**Exercise task:**
Identify and reproduce every line holding the string "this".

**Given records:**

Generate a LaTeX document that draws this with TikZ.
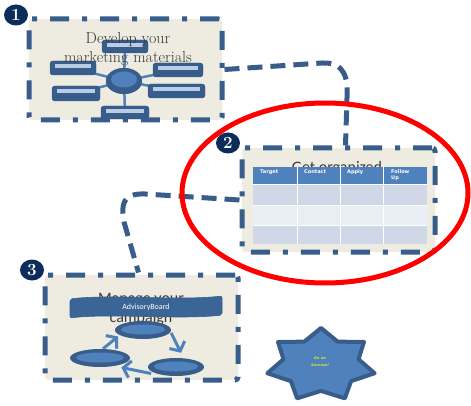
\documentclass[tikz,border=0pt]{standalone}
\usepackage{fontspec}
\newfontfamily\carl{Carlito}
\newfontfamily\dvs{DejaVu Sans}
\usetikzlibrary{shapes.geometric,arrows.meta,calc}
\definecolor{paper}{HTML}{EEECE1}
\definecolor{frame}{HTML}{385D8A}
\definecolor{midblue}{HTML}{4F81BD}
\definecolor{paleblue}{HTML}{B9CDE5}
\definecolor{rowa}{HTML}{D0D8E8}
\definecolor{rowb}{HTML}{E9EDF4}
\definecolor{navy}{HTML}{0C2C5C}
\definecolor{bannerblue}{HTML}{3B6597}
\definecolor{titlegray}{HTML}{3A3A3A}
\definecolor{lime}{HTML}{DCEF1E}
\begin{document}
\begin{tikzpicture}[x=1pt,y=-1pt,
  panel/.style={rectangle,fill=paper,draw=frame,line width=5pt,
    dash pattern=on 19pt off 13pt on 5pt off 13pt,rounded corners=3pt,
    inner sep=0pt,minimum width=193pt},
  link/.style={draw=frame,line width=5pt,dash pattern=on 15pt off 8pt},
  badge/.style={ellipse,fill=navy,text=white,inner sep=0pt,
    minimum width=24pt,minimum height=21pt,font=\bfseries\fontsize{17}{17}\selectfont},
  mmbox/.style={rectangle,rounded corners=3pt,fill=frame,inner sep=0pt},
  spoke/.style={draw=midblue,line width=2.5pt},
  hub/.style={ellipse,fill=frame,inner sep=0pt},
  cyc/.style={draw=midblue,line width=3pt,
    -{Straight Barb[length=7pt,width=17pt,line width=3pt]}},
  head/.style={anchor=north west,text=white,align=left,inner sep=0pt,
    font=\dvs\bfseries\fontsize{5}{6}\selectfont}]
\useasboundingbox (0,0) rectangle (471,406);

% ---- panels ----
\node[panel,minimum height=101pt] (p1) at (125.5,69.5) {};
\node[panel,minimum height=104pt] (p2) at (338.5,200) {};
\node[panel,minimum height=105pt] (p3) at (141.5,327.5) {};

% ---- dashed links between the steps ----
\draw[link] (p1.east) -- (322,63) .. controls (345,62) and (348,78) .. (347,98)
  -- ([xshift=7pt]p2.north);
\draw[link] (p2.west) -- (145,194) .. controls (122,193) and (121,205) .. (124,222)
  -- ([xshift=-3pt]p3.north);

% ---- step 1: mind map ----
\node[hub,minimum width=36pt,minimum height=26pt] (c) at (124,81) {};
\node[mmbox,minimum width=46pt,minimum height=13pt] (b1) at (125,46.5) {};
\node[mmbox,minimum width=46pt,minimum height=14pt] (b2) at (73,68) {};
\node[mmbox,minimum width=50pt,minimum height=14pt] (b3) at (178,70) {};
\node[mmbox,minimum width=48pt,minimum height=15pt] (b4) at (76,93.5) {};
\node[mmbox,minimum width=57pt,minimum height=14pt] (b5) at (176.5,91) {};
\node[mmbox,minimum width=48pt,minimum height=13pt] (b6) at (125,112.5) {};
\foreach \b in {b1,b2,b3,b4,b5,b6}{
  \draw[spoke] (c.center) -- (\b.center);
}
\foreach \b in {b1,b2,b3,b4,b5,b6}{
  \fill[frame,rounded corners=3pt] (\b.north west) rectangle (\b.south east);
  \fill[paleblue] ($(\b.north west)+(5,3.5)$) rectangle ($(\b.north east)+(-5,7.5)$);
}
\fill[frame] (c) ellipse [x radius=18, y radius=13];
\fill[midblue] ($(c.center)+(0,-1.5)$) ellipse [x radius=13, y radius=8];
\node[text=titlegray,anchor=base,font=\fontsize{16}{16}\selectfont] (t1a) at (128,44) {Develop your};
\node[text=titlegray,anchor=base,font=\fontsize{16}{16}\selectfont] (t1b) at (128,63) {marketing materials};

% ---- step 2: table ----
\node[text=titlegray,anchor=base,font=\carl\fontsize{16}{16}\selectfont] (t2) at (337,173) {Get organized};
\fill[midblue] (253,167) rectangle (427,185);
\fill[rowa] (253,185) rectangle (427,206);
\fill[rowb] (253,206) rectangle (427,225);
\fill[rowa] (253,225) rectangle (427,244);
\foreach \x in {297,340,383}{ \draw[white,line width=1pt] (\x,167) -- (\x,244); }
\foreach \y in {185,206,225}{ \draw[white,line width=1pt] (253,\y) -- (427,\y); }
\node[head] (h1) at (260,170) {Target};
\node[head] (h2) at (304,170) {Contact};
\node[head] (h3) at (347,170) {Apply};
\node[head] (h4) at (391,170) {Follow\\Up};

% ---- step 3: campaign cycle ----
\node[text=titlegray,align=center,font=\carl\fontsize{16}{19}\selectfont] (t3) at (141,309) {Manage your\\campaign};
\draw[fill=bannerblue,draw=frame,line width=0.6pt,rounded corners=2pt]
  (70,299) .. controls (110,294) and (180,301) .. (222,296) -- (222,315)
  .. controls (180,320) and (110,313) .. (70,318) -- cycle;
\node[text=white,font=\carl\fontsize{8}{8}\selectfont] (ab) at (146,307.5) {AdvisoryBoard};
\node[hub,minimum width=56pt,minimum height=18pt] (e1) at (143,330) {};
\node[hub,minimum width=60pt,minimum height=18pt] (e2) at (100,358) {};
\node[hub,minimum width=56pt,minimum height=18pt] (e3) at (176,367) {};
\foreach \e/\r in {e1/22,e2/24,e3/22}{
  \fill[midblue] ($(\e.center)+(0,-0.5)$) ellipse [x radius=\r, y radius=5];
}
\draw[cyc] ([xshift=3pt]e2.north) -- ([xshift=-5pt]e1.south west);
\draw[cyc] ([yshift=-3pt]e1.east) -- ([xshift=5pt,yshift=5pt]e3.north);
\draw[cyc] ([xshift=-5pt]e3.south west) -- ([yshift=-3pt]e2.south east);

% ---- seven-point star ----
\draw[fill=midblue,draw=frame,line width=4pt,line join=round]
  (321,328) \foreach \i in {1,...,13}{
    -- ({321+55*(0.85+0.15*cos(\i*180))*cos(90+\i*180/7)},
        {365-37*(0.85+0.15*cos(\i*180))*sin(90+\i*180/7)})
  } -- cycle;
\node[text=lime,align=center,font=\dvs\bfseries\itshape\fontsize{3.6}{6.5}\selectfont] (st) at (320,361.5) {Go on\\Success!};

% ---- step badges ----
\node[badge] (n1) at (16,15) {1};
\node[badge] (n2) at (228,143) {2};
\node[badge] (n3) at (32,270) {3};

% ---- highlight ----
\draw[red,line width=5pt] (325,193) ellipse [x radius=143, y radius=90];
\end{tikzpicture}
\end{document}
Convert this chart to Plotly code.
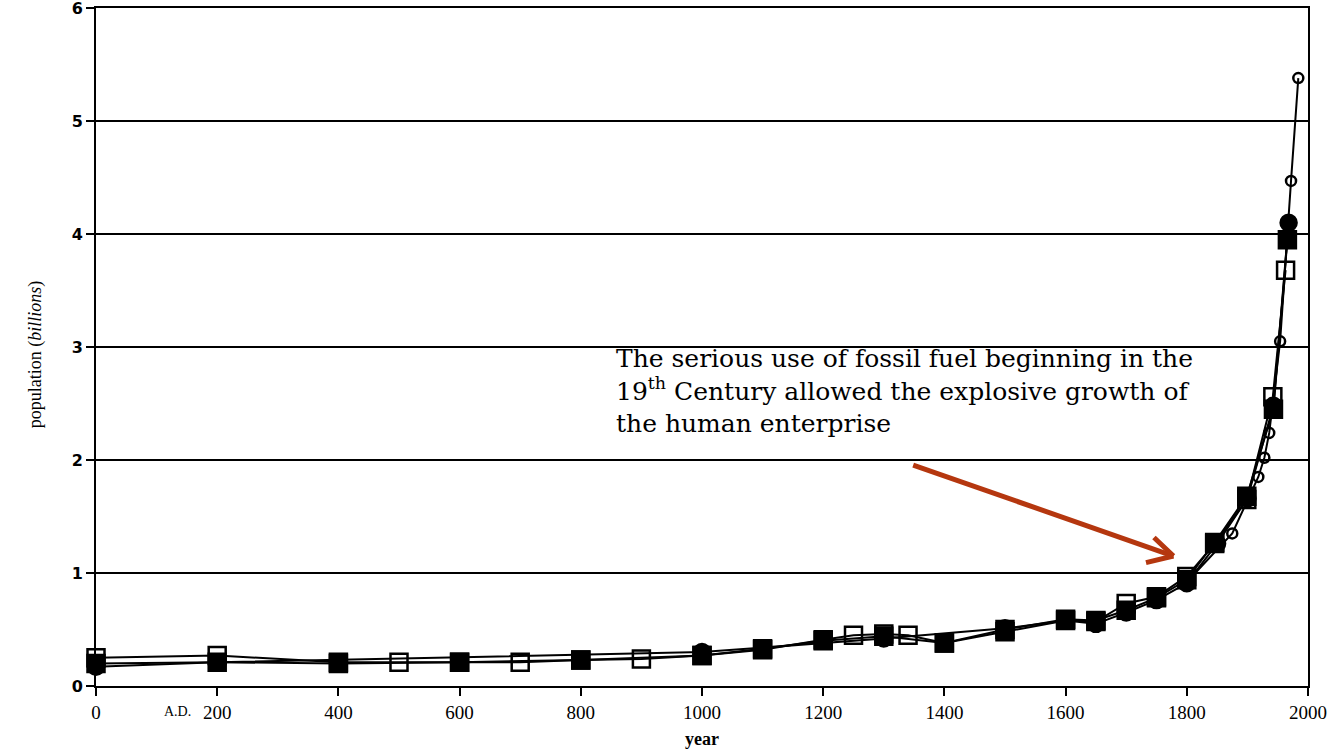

...

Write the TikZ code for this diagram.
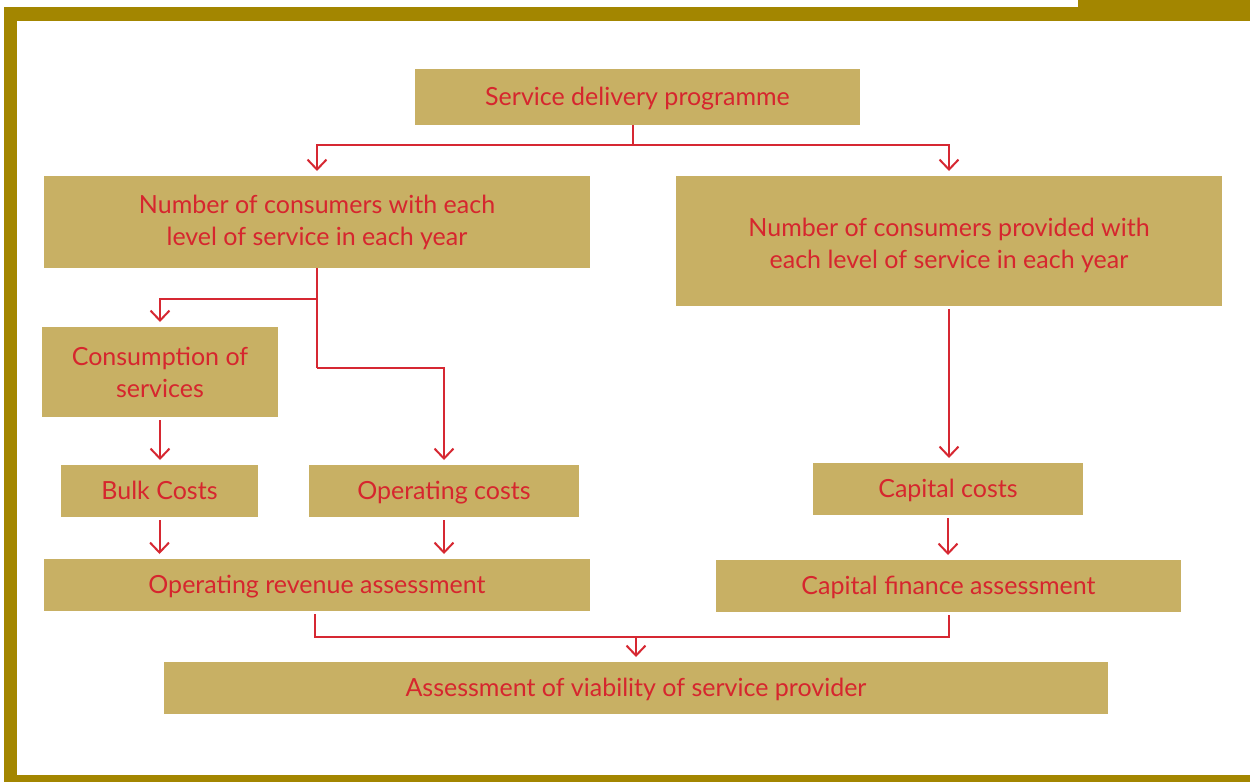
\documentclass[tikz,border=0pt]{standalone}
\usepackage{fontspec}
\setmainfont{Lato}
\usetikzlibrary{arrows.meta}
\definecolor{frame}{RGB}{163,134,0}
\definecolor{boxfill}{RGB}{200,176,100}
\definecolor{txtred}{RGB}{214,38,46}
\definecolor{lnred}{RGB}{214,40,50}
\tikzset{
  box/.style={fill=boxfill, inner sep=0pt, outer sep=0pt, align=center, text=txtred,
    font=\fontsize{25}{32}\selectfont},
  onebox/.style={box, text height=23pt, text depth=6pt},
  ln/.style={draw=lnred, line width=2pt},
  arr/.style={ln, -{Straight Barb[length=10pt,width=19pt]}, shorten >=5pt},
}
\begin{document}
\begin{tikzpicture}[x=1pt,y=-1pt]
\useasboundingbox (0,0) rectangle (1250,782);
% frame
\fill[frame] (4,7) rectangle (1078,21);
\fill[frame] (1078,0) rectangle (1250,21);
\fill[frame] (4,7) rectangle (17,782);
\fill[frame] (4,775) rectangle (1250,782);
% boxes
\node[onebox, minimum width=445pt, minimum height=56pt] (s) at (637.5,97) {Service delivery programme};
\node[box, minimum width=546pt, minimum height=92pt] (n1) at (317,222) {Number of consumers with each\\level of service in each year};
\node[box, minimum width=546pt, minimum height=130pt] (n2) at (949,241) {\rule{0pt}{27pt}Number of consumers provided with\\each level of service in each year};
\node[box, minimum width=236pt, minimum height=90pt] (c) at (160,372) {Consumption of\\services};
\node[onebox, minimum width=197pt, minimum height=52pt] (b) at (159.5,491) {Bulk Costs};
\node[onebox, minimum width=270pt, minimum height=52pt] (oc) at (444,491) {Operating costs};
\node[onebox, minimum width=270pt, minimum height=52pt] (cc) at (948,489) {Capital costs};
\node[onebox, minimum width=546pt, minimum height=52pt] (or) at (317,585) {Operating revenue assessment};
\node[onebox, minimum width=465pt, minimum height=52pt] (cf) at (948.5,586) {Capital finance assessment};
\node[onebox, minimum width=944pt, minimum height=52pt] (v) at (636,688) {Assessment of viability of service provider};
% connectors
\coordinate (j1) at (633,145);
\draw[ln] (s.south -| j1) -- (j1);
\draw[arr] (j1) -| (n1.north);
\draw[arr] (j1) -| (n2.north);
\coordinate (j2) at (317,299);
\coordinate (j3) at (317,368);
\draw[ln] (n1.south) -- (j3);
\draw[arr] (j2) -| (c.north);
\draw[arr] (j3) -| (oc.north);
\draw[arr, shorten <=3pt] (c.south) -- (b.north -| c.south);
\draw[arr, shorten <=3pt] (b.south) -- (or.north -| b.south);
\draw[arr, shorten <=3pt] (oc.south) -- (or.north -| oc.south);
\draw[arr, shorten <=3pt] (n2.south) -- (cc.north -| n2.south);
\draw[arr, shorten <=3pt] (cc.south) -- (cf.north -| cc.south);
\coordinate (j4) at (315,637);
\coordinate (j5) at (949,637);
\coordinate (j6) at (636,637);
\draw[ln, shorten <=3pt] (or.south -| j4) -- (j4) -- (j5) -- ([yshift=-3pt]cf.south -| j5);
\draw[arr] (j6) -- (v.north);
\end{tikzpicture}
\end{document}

**Exercise response:**
Generate a LaTeX document that draws this with TikZ.
Convert this chart to Plotly code.
Write the TikZ code for this diagram.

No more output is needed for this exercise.